**COLLECTED MATERIAL:**
# # # # # # #

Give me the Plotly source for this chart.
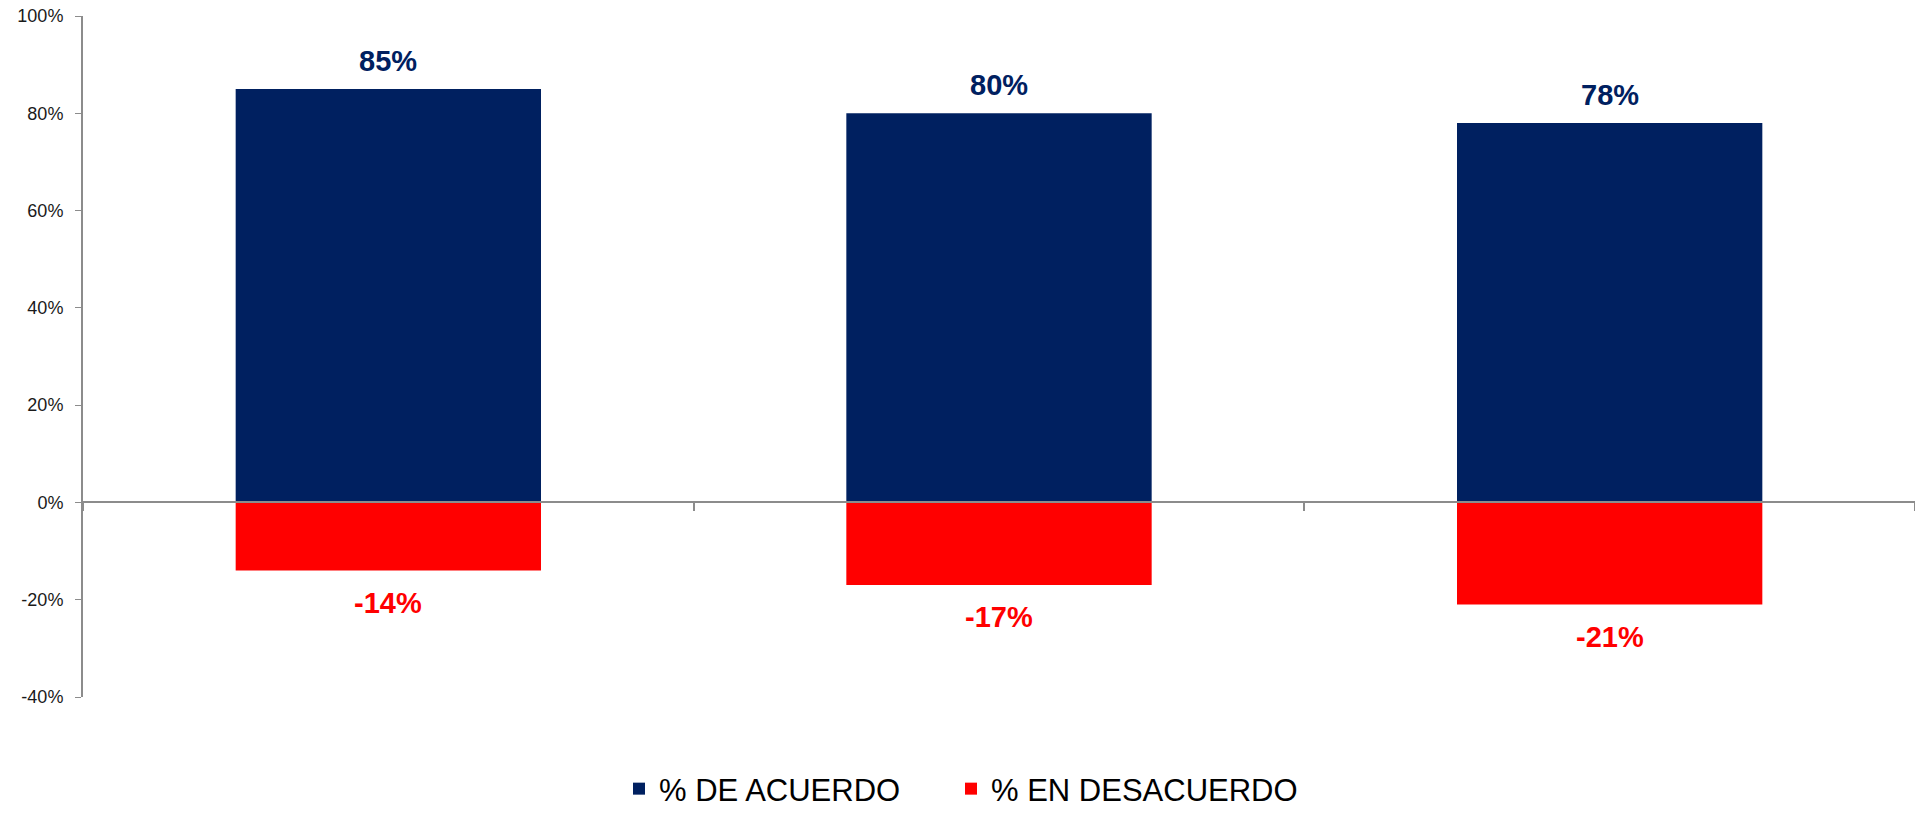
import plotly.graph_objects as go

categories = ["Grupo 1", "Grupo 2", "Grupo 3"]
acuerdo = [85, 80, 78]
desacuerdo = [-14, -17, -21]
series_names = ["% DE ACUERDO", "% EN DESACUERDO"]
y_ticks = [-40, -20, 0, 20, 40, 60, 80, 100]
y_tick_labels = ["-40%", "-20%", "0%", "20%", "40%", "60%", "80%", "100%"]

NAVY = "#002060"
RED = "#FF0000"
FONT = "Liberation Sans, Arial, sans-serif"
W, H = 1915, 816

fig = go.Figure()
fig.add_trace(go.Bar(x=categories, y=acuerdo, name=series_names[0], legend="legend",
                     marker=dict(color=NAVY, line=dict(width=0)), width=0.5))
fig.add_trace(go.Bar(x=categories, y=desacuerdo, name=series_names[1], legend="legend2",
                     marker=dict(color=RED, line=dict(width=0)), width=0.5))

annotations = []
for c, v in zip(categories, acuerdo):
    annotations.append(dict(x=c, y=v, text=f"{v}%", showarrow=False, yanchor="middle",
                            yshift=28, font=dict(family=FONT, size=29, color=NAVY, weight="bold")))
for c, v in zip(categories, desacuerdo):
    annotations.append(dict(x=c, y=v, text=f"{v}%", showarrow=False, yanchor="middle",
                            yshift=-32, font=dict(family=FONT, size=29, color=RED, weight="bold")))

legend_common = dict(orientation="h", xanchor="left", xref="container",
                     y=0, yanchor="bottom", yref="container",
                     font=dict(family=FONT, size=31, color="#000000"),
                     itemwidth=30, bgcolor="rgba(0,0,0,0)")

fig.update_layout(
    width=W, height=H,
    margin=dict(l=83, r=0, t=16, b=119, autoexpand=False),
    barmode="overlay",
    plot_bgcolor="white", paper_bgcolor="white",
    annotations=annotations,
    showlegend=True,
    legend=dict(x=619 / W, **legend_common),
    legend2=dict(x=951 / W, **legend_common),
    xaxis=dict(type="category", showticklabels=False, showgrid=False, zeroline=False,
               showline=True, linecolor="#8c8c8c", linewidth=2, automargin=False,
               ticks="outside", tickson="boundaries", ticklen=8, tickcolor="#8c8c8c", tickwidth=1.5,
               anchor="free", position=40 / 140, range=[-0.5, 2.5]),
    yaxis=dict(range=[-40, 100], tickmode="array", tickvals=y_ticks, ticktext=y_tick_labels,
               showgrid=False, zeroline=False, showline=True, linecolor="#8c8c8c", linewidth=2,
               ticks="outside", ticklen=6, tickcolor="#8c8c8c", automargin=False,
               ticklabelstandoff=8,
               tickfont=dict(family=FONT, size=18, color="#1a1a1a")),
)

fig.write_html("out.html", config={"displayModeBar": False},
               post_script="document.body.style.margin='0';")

# # # # # # #

Copy each line in full and exactly, omitting any picture.

**SOLVED PROBLEM:**
Give me the Plotly source for this chart.
import plotly.graph_objects as go

categories = ["Grupo 1", "Grupo 2", "Grupo 3"]
acuerdo = [85, 80, 78]
desacuerdo = [-14, -17, -21]
series_names = ["% DE ACUERDO", "% EN DESACUERDO"]
y_ticks = [-40, -20, 0, 20, 40, 60, 80, 100]
y_tick_labels = ["-40%", "-20%", "0%", "20%", "40%", "60%", "80%", "100%"]

NAVY = "#002060"
RED = "#FF0000"
FONT = "Liberation Sans, Arial, sans-serif"
W, H = 1915, 816

fig = go.Figure()
fig.add_trace(go.Bar(x=categories, y=acuerdo, name=series_names[0], legend="legend",
                     marker=dict(color=NAVY, line=dict(width=0)), width=0.5))
fig.add_trace(go.Bar(x=categories, y=desacuerdo, name=series_names[1], legend="legend2",
                     marker=dict(color=RED, line=dict(width=0)), width=0.5))

annotations = []
for c, v in zip(categories, acuerdo):
    annotations.append(dict(x=c, y=v, text=f"{v}%", showarrow=False, yanchor="middle",
                            yshift=28, font=dict(family=FONT, size=29, color=NAVY, weight="bold")))
for c, v in zip(categories, desacuerdo):
    annotations.append(dict(x=c, y=v, text=f"{v}%", showarrow=False, yanchor="middle",
                            yshift=-32, font=dict(family=FONT, size=29, color=RED, weight="bold")))

legend_common = dict(orientation="h", xanchor="left", xref="container",
                     y=0, yanchor="bottom", yref="container",
                     font=dict(family=FONT, size=31, color="#000000"),
                     itemwidth=30, bgcolor="rgba(0,0,0,0)")

fig.update_layout(
    width=W, height=H,
    margin=dict(l=83, r=0, t=16, b=119, autoexpand=False),
    barmode="overlay",
    plot_bgcolor="white", paper_bgcolor="white",
    annotations=annotations,
    showlegend=True,
    legend=dict(x=619 / W, **legend_common),
    legend2=dict(x=951 / W, **legend_common),
    xaxis=dict(type="category", showticklabels=False, showgrid=False, zeroline=False,
               showline=True, linecolor="#8c8c8c", linewidth=2, automargin=False,
               ticks="outside", tickson="boundaries", ticklen=8, tickcolor="#8c8c8c", tickwidth=1.5,
               anchor="free", position=40 / 140, range=[-0.5, 2.5]),
    yaxis=dict(range=[-40, 100], tickmode="array", tickvals=y_ticks, ticktext=y_tick_labels,
               showgrid=False, zeroline=False, showline=True, linecolor="#8c8c8c", linewidth=2,
               ticks="outside", ticklen=6, tickcolor="#8c8c8c", automargin=False,
               ticklabelstandoff=8,
               tickfont=dict(family=FONT, size=18, color="#1a1a1a")),
)

fig.write_html("out.html", config={"displayModeBar": False},
               post_script="document.body.style.margin='0';")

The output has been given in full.